Given information ▸
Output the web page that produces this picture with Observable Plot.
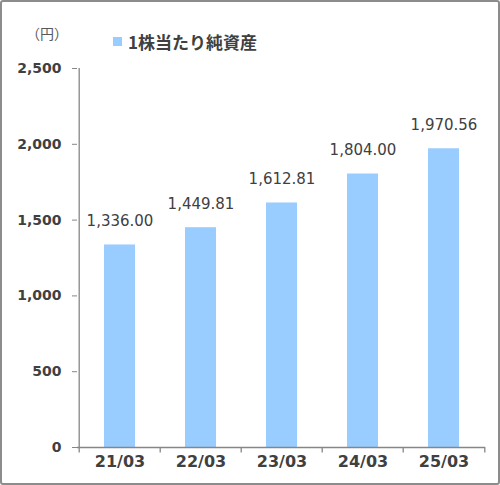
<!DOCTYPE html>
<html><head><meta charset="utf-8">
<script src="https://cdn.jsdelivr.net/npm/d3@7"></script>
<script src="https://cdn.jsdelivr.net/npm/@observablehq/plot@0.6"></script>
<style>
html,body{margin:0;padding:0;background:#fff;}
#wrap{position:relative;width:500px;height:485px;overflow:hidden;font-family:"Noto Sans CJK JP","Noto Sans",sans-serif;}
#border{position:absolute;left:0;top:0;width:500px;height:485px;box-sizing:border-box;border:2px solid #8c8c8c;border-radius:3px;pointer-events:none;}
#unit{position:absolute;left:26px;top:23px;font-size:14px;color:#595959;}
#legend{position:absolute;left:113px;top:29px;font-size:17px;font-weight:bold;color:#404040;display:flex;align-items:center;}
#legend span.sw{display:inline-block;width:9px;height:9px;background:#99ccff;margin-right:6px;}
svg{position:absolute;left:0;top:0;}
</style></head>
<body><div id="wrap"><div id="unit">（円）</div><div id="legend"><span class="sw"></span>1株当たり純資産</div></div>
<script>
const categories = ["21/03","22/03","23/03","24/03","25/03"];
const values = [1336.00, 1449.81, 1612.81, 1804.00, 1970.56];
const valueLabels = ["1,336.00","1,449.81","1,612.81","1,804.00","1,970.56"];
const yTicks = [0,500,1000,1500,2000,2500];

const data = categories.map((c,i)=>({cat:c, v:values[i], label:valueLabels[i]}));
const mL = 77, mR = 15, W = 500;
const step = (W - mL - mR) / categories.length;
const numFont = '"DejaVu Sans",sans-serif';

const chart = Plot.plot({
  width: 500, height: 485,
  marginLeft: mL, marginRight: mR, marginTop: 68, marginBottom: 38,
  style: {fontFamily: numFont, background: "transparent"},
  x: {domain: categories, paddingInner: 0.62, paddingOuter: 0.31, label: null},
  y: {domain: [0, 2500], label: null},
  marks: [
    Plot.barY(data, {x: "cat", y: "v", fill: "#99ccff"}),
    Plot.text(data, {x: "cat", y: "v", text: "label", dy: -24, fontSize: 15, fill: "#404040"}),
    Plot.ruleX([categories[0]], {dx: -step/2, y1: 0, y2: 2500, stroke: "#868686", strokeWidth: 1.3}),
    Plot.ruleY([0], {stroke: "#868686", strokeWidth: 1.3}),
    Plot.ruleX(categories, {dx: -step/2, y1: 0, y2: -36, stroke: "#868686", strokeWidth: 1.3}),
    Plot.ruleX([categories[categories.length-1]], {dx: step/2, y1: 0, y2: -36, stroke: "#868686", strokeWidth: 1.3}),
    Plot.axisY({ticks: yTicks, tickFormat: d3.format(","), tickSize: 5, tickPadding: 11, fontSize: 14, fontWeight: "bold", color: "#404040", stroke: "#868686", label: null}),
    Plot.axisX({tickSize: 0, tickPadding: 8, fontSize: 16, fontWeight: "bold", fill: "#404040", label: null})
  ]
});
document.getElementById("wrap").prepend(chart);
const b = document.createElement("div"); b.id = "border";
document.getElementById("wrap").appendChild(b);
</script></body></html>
==
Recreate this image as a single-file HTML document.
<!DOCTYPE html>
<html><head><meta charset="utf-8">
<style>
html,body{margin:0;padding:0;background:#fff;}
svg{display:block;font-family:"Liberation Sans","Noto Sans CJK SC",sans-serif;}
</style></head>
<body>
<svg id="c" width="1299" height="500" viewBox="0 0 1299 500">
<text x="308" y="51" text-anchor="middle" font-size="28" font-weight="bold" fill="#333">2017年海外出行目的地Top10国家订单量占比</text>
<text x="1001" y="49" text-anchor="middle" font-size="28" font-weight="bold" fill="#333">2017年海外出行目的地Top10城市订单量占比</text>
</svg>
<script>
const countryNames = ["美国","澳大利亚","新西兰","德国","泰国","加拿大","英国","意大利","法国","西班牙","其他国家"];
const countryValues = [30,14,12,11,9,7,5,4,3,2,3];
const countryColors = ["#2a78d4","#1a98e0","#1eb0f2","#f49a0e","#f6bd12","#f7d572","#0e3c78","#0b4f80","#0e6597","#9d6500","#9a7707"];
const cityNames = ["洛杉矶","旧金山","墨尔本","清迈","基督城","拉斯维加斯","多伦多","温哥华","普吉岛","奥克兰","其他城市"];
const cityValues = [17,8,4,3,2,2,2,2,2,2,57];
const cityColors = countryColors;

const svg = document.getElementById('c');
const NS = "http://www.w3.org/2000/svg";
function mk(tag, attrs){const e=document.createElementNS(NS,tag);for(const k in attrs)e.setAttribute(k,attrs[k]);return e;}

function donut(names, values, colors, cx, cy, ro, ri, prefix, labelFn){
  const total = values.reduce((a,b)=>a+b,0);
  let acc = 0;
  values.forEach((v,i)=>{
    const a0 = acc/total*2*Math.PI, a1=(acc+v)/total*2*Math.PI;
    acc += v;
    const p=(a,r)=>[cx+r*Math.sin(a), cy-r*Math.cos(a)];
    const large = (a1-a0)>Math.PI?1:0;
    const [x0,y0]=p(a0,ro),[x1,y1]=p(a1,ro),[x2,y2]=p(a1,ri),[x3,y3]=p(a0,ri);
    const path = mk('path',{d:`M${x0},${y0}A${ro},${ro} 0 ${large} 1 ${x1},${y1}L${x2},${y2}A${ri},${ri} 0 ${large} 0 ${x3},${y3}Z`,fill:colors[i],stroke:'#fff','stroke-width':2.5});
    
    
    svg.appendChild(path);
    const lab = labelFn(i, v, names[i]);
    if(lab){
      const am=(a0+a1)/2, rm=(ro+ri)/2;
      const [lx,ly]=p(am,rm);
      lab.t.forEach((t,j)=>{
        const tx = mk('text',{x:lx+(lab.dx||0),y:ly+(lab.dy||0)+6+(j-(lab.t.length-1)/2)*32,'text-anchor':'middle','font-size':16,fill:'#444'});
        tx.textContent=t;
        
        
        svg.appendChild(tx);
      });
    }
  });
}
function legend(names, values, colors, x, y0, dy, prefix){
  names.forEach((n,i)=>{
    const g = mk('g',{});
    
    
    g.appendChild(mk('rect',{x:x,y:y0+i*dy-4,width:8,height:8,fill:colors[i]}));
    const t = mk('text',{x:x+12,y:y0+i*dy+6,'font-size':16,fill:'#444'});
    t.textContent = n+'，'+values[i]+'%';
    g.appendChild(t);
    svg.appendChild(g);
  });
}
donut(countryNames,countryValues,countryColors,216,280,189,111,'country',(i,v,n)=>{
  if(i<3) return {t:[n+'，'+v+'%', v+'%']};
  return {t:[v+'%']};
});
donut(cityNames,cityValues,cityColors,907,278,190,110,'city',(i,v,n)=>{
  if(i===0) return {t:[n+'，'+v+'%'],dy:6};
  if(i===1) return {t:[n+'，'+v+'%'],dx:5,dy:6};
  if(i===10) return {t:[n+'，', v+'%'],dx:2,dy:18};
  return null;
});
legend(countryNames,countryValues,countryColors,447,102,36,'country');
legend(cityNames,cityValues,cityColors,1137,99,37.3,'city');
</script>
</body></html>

What you will do ▸ The required output is an exact reproduction of the lines starting at the one that contains "Recreate this image" and ending at the one that contains "const cityColors = countryColors;". Both boundary lines belong to it.

The solution ▸
Recreate this image as a single-file HTML document.
<!DOCTYPE html>
<html><head><meta charset="utf-8">
<style>
html,body{margin:0;padding:0;background:#fff;}
svg{display:block;font-family:"Liberation Sans","Noto Sans CJK SC",sans-serif;}
</style></head>
<body>
<svg id="c" width="1299" height="500" viewBox="0 0 1299 500">
<text x="308" y="51" text-anchor="middle" font-size="28" font-weight="bold" fill="#333">2017年海外出行目的地Top10国家订单量占比</text>
<text x="1001" y="49" text-anchor="middle" font-size="28" font-weight="bold" fill="#333">2017年海外出行目的地Top10城市订单量占比</text>
</svg>
<script>
const countryNames = ["美国","澳大利亚","新西兰","德国","泰国","加拿大","英国","意大利","法国","西班牙","其他国家"];
const countryValues = [30,14,12,11,9,7,5,4,3,2,3];
const countryColors = ["#2a78d4","#1a98e0","#1eb0f2","#f49a0e","#f6bd12","#f7d572","#0e3c78","#0b4f80","#0e6597","#9d6500","#9a7707"];
const cityNames = ["洛杉矶","旧金山","墨尔本","清迈","基督城","拉斯维加斯","多伦多","温哥华","普吉岛","奥克兰","其他城市"];
const cityValues = [17,8,4,3,2,2,2,2,2,2,57];
const cityColors = countryColors;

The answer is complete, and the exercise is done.